Chapter 22. Structural Investigations of Polymer Materials by Dynamic Nuclear Polarisation Solid-state NMR

Solid-state nuclear magnetic resonance (SSNMR) has established itself as an essential structural elucidation technique in polymer science because it can non-destructively provide unique molecular-level information with atomic resolution on complex macromolecular materials, especially when combined with complementary techniques such as scattering and computer simulation. The Achilles’ heel of NMR, however, is its low sensitivity due to the weak nuclear spin polarisation at thermal equilibrium, even at very high magnetic fields. One intriguing way to enhance NMR sensitivity is dynamic nuclear polarisation (DNP), which relies on the microwave-driven transfer of thermal electron spin polarisation to nuclei.

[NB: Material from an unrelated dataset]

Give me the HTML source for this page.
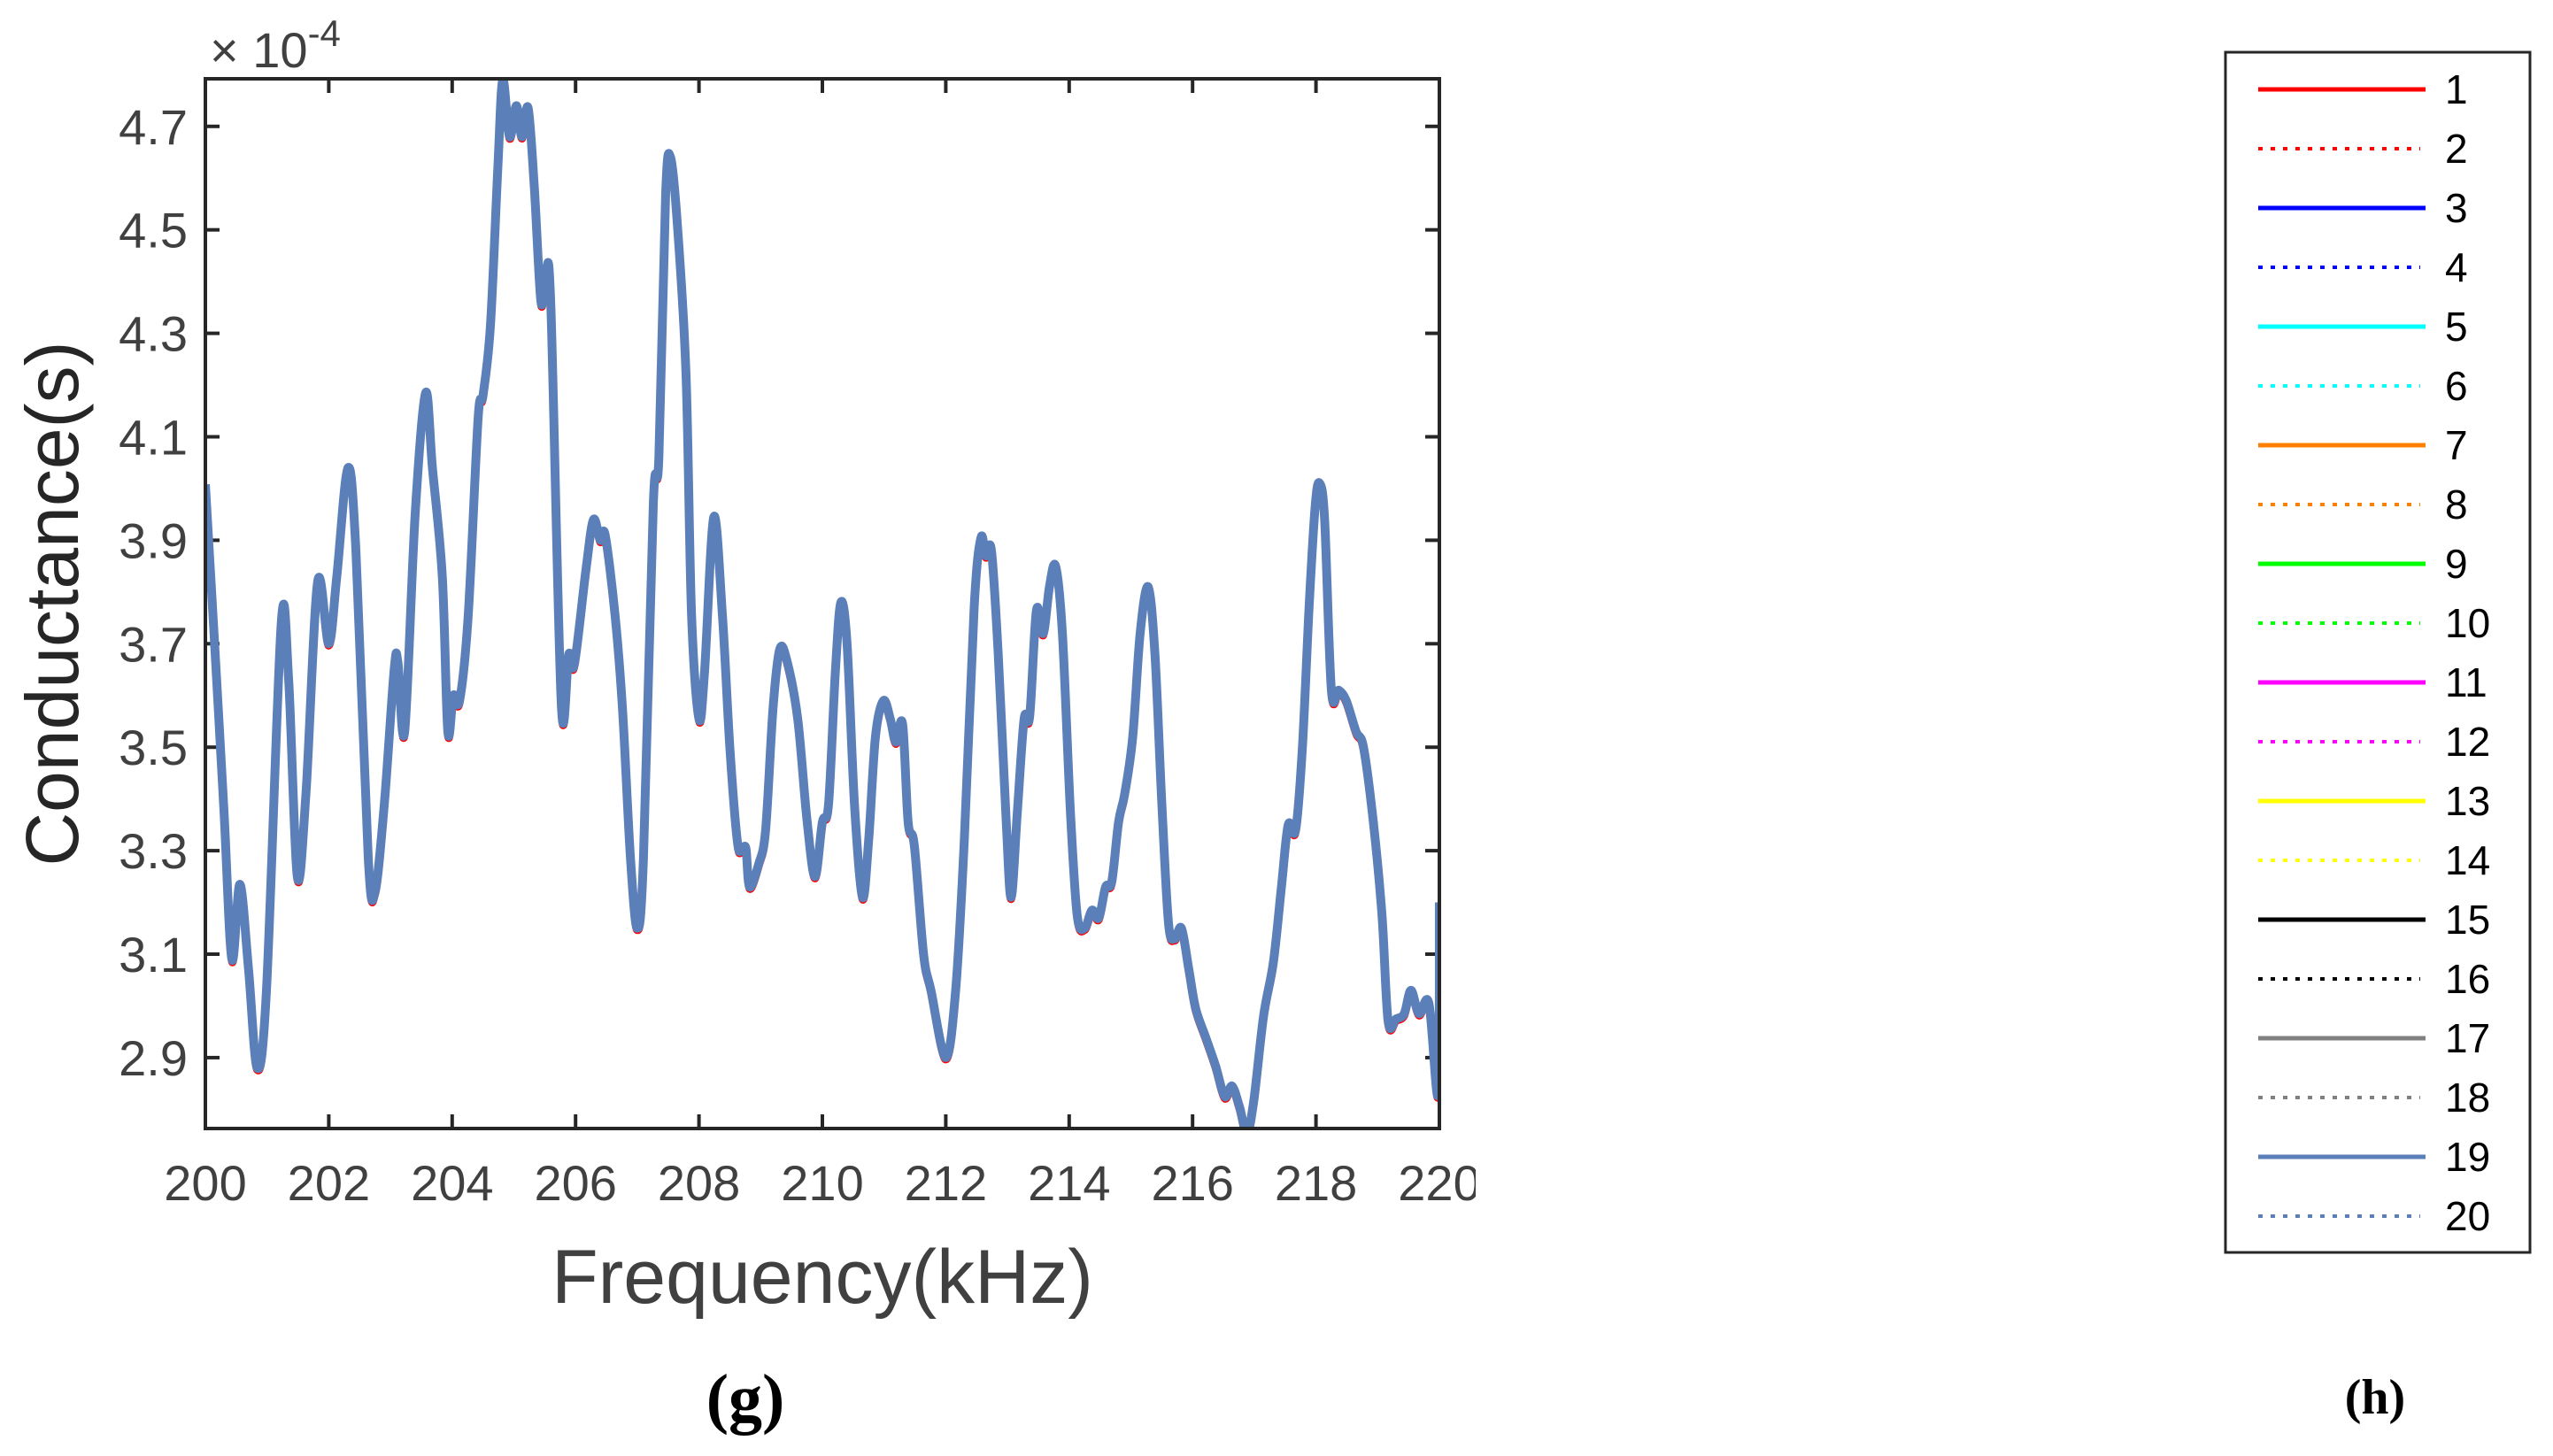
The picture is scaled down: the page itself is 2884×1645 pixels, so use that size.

DNP is attracting scientific attention owing to the availability of both high-power/high-frequency microwave sources and efficient DNP polarising agents (i.e., paramagnetic species used for doping diamagnetic samples to provide the source of electron polarisation for DNP). At moderately high magnetic fields (∼10 T), large DNP signal enhancements can now be readily obtained, which has led to unprecedented SSNMR applications. In this review, we describe the requirements for high-field DNP SSNMR and provide examples of its use for the structural analysis of organic polymer materials, so as to highlight its advantages and (current) limitations for the field.